No lo olvidé. Unos meses más tarde me fui de Dimetal. Ya estaba totalmente convencido de que sólo el libre mercado podía crear riqueza y de que el marxismo no buscaba el bien de los trabajadores sino, como ellos decían, “crear las condiciones objetivas para la huelga general revolucionaria” e instaurar la dictadura del proletariado, aunque la situación hiciese necesaria la pantomima beeeeerlingueriana del eurocomunismo. Naturalmente, el objetivo era la instauración del paraíso comunista, pero para ello no quedaba más remedio que pasar por la dictadura del proletariado, para acabar con las fuerzas reaccionarias. En donde esas dictaduras han existido, las fuerzas reaccionarias han acabado siendo todas, menos el propio Partido. E incluso en él había que hacer purgas para extirpar las malas hierbas. A pesar de mi ya casi absoluto desencanto, en Junio de 1977, casi como un acto de reconocimiento a la lucha por la democracia del PC, voté a este partido en las primeras elecciones democráticas. Nunca más he votado a un partido de izquierdas. Ese mismo año, en Septiembre, empecé el MBA del IESE y, al acabar, inicié una nueva carrera profesional. Mi época de tonto útil había terminado. Además, como he sido cocinero antes que fraile, no hay marxismo que me la de con queso, aunque se disfrace de lo que quiera y quiera hacer creer que eso es agua pasada. Jamás será agua pasada. Habrá momentos históricos en que estén mimetizados, aparentemente inexistentes, pero su estrategia será siempre la misma, sea cual sea la táctica.

¿Y de mi idealismo? Intacto. Sigo queriendo, más que antes, contribuir a un mundo mejor. Pero partiendo del ser humano. De cada ser humano, con cara y ojos, no de ideas abstractas sobre la humanidad. La engañifa del marxismo es que dice querer a la humanidad, pero cada ser humano particular le importa tres pitos. Si hay que sacrificar a millones para avanzar hacia ese supuesto paraíso, hágase, sin importar los medios. Y así se ha hecho en la historia. Yo quiero cambiar, en primer lugar, mi propio corazón. Y, sin esperar a que este cambio se produzca, porque entonces no empezaría nunca, quiero hacer la vida de los que me rodean un poco mejor. Quiero transmitir en las empresas en las que trabajo y a los jóvenes y directivos a los que formo, que una de las formas de hacer el mundo mejor es que, en las empresas donde estén o lleguen a estar, creen mucha riqueza para accionistas, empleados, clientes, proveedores, sociedad en general, etc. y actúen de una manera justa.

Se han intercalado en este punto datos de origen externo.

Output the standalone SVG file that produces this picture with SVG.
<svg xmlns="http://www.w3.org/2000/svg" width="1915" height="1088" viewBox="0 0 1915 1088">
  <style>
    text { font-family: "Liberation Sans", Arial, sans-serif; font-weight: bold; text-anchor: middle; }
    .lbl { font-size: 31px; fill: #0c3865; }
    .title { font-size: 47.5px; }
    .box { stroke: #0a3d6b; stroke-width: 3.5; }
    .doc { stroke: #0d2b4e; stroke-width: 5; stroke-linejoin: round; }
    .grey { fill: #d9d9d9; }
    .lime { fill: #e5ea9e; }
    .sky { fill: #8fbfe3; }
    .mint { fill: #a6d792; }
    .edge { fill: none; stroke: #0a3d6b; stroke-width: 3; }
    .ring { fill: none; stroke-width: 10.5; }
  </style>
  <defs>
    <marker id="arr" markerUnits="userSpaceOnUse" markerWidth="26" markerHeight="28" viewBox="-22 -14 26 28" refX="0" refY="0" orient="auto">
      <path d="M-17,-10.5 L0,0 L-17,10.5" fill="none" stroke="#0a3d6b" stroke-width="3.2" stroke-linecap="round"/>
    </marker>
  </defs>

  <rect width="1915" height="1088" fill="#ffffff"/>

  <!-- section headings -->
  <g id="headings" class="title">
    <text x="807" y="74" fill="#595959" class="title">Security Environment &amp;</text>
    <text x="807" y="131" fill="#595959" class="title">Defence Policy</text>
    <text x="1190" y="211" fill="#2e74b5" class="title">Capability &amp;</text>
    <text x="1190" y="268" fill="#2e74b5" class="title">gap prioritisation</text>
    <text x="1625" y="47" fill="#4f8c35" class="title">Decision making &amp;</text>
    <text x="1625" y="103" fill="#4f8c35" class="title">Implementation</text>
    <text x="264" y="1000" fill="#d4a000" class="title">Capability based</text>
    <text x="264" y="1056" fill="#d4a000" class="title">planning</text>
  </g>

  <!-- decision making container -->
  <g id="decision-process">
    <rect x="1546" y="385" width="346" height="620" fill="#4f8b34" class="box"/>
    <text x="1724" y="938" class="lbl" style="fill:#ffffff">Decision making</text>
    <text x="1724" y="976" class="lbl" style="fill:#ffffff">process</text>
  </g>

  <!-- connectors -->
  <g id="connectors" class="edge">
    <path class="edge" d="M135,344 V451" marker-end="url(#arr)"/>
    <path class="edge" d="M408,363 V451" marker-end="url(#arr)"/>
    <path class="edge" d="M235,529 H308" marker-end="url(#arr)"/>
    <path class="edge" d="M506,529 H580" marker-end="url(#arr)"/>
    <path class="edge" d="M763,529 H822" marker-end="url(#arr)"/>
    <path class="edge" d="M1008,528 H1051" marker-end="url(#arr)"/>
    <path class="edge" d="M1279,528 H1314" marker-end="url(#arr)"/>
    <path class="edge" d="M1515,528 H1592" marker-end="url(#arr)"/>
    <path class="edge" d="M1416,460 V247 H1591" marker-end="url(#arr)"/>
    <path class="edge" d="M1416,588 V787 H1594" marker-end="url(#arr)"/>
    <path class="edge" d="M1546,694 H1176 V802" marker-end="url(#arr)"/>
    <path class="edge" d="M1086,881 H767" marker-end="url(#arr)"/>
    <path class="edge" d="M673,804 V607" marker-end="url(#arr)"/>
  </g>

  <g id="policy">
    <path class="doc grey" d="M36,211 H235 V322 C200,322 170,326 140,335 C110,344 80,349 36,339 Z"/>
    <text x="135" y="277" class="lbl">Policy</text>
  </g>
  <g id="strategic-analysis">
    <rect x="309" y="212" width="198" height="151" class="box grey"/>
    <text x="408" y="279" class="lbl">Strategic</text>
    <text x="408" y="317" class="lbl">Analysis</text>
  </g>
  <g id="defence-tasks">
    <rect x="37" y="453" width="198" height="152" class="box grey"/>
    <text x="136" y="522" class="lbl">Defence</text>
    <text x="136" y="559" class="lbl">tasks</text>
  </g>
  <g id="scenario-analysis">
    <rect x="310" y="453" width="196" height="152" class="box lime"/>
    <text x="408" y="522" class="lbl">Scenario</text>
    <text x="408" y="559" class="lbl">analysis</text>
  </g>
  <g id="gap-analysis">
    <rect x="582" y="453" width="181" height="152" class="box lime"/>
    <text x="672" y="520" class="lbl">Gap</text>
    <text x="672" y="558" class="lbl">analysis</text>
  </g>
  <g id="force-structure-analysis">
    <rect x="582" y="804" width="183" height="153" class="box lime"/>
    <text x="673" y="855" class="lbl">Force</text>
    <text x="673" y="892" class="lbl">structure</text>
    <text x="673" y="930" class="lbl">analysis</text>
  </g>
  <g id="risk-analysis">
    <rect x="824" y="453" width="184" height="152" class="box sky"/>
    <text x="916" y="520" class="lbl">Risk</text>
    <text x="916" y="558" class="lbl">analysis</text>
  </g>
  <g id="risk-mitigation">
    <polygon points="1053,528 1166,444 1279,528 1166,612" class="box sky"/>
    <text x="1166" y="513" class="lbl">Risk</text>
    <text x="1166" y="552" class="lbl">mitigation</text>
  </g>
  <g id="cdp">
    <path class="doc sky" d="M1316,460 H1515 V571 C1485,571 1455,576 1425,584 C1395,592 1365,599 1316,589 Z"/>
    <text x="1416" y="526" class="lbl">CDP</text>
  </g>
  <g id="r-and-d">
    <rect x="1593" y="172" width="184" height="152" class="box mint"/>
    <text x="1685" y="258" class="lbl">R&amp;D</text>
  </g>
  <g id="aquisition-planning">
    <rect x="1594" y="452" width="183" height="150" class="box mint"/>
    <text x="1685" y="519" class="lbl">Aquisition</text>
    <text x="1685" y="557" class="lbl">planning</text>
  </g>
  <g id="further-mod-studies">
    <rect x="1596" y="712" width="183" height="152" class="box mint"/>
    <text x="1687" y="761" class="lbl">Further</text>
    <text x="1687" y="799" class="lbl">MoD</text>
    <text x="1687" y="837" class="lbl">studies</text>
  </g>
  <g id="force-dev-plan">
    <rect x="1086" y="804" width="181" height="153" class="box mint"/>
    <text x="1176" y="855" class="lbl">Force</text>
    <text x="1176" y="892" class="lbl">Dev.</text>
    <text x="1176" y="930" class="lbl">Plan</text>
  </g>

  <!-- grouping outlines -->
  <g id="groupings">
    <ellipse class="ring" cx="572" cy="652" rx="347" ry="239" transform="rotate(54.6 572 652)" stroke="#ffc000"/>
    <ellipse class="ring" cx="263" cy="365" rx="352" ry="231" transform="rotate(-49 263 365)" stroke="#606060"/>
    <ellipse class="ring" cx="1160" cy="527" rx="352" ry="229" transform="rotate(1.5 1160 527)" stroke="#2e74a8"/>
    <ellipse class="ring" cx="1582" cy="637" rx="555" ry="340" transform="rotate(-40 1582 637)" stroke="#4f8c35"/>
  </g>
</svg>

Que se puede hacer ganar mucho dinero a la empresa y ganarlo uno mismo y, al mismo tiempo, hacer el bien. Que no es sólo que se pueda, sino que existe lo que llamo una espiral virtuosa en la que si todos los componentes de la empresa encuentran satisfacción en trabajar en ella, se atrae talento y la empresa gana más. Pero que cuando uno gana mucho dinero personalmente, aunque sea de una manera honesta y benéfica, sigue estando obligado a ayudar a los más necesitados. Los marxistas desprecian esta manera de entender lo de “hacer el mundo un poco mejor”. En su jerga dicen que eso es ser un despreciable “pequeñoburgués”. Pero a mí esto me llena la vida y creo que siembro buen rollo a mi alrededor y que esto acelera, en una realimentación positiva, mi cambio interior.

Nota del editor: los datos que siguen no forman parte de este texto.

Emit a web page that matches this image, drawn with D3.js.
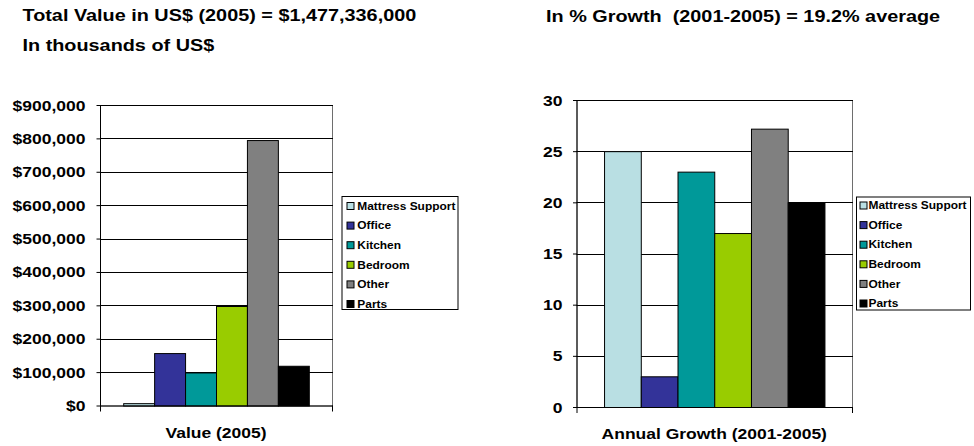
<!DOCTYPE html>
<html>
<head>
<meta charset="utf-8">
<script src="https://cdn.jsdelivr.net/npm/d3@7"></script>
<style>
  html, body { margin: 0; padding: 0; background: #fff; }
  svg text { font-family: "Liberation Sans", Arial, Helvetica, sans-serif; font-weight: bold; fill: #000; white-space: pre; }
</style>
</head>
<body>
<svg id="chart" width="974" height="446"></svg>
<script>
// Furniture segments and their colours
const categories = ["Mattress Support", "Office", "Kitchen", "Bedroom", "Other", "Parts"];
const colors = ["#B9DFE3", "#333399", "#009999", "#99CC00", "#808080", "#000000"];

// 2005 value by segment, thousands of US$
const value2005 = [7000, 157000, 99000, 298000, 795000, 119000];
// Average annual growth 2001-2005, %
const growth = [25, 3, 23, 17, 27.2, 20];

const valueTicks = [0, 100000, 200000, 300000, 400000, 500000, 600000, 700000, 800000, 900000];
const growthTicks = [0, 5, 10, 15, 20, 25, 30];

const titles = [
  "Total Value in US$ (2005) = $1,477,336,000",
  "In thousands of US$",
  "In % Growth  (2001-2005) = 19.2% average"
];
const axisTitles = ["Value (2005)", "Annual Growth (2001-2005)"];

// all lettering is set wide horizontally
const SX = 1.25;
const SX_TITLE = 1.24;

const svg = d3.select("#chart");

function title(txt, x, y) {
  svg.append("text")
    .attr("transform", `translate(${x},${y}) scale(${SX_TITLE},1)`)
    .style("font-size", "16px").text(txt);
}
title(titles[0], 22.5, 21);
title(titles[1], 22.5, 50.5);
title(titles[2], 546, 22);

function panel(cfg) {
  const g = svg.append("g");
  const x = d3.scaleBand().domain(categories).range([cfg.x0, cfg.x1]).paddingInner(0).paddingOuter(0.75);
  const y = d3.scaleLinear().domain([0, cfg.max]).range([cfg.y1, cfg.y0]);

  // plot frame
  g.append("rect")
    .attr("x", cfg.x0 + 0.5).attr("y", cfg.y0 + 0.5)
    .attr("width", cfg.x1 - cfg.x0).attr("height", cfg.y1 - cfg.y0)
    .attr("fill", "#fff").attr("stroke", "#6e6e6e");

  // gridlines
  g.selectAll("line.grid").data(cfg.ticks.filter(t => t > 0)).join("line")
    .attr("class", "grid")
    .attr("x1", cfg.x0).attr("x2", cfg.x1 + 1)
    .attr("y1", d => Math.round(y(d)) + 0.5).attr("y2", d => Math.round(y(d)) + 0.5)
    .attr("stroke", "#000");

  // bars
  g.selectAll("rect.bar").data(cfg.values).join("rect")
    .attr("class", "bar")
    .attr("x", (d, i) => x(categories[i]) + 0.5)
    .attr("y", d => y(d) + 0.5)
    .attr("width", x.bandwidth())
    .attr("height", d => y(0) - y(d))
    .attr("fill", (d, i) => colors[i])
    .attr("stroke", "#000").attr("stroke-width", 1);

  // value axis
  const k = cfg.labelGap;
  const ax = g.append("g")
    .attr("transform", `translate(${cfg.x0 + 0.5},0)`)
    .call(d3.axisLeft(y).tickValues(cfg.ticks).tickFormat(cfg.format).tickSize(4).tickPadding(k - 4));
  ax.attr("font-family", null).attr("font-size", null);
  ax.select(".domain").attr("stroke", "#000").attr("d", `M0,${cfg.y0}V${cfg.y1 + 0.5}`);
  ax.selectAll(".tick line").attr("stroke", "#000");
  ax.selectAll(".tick text")
    .attr("x", -k / SX).attr("dy", "0.36em")
    .attr("transform", `scale(${SX},1)`)
    .style("font-size", "14px");

  // category axis with end ticks
  g.append("line").attr("x1", cfg.x0).attr("x2", cfg.x1 + 1)
    .attr("y1", cfg.y1 + 0.5).attr("y2", cfg.y1 + 0.5).attr("stroke", "#000");
  [cfg.x0, cfg.x1].forEach(px => {
    g.append("line").attr("x1", px + 0.5).attr("x2", px + 0.5)
      .attr("y1", cfg.y1).attr("y2", cfg.y1 + 6).attr("stroke", "#000");
  });
  g.append("text")
    .attr("transform", `translate(${(cfg.x0 + cfg.x1) / 2},${cfg.axisTitleY}) scale(${SX},1)`)
    .attr("text-anchor", "middle").style("font-size", "14px")
    .text(cfg.axisTitle);

  // legend
  const L = cfg.legend;
  const lg = g.append("g");
  lg.append("rect").attr("x", L.x + 0.5).attr("y", L.y + 0.5).attr("width", L.w).attr("height", L.h)
    .attr("fill", "#fff").attr("stroke", "#000");
  categories.forEach((c, i) => {
    const cy = L.y + L.first + i * L.step;
    lg.append("rect").attr("x", L.x + L.sw + 0.5).attr("y", cy - 3.5).attr("width", 7).attr("height", 7)
      .attr("fill", colors[i]).attr("stroke", "#000");
    lg.append("text")
      .attr("transform", `translate(${L.x + L.tx},${cy + 3.7}) scale(1.17,1)`)
      .style("font-size", "10.2px").text(c);
  });
}

panel({
  x0: 100, x1: 332, y0: 105, y1: 405.5, max: 900000,
  values: value2005, ticks: valueTicks, format: d3.format("$,"),
  labelGap: 15, axisTitle: axisTitles[0], axisTitleY: 437.5,
  legend: { x: 341.5, y: 196, w: 116, h: 113, first: 10, step: 19.6, sw: 5, tx: 15.8 }
});

panel({
  x0: 576.5, x1: 852, y0: 100, y1: 407, max: 30,
  values: growth, ticks: growthTicks, format: d3.format("d"),
  labelGap: 14.5, axisTitle: axisTitles[1], axisTitleY: 439,
  legend: { x: 856, y: 196.5, w: 114, h: 113, first: 9, step: 19.6, sw: 3.5, tx: 12.5 }
});
</script>
</body>
</html>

Pero también me he ido dando cuenta de que ni mi cambio interior ni su reflejo en el mundo que me rodea son posibles con mis propias fuerzas. En paralelo he ido encontrando al verdadero Cristo. No al supuesto Cristo revolucionario, sino al Cristo que me ama –a mí y a todos los hombres– gratis y sin límites. Por lo que soy, no por lo que hago. Al Cristo que perdona sin límites. Al Cristo que llama a cada ser humano diciendo, “venid a mí los que estéis fatigados y agobiados y yo os aliviaré. Cargad con mi yugo y aprended de mí, que soy sencillo y humilde de corazón, y hallaréis descanso para vuestras vidas. Porque mi yugo es suave y mi carga ligera”. Al Cristo que alaba a Dios y le da gracias porque ha revelado estas cosas a los sencillos y se las ha ocultado a los soberbios. Y he encontrado a ese Cristo a través de la Iglesia. De una Iglesia imperfecta y pecadora, formada por seres humanos imperfectos y pecadores, pero que refleja el rostro de ese Cristo y se lo da a sus hijos, uno de los cuales soy yo. Y no puedo dejar de darle gracias a Dios por haber obrado en mí la maravilla de esta transformación.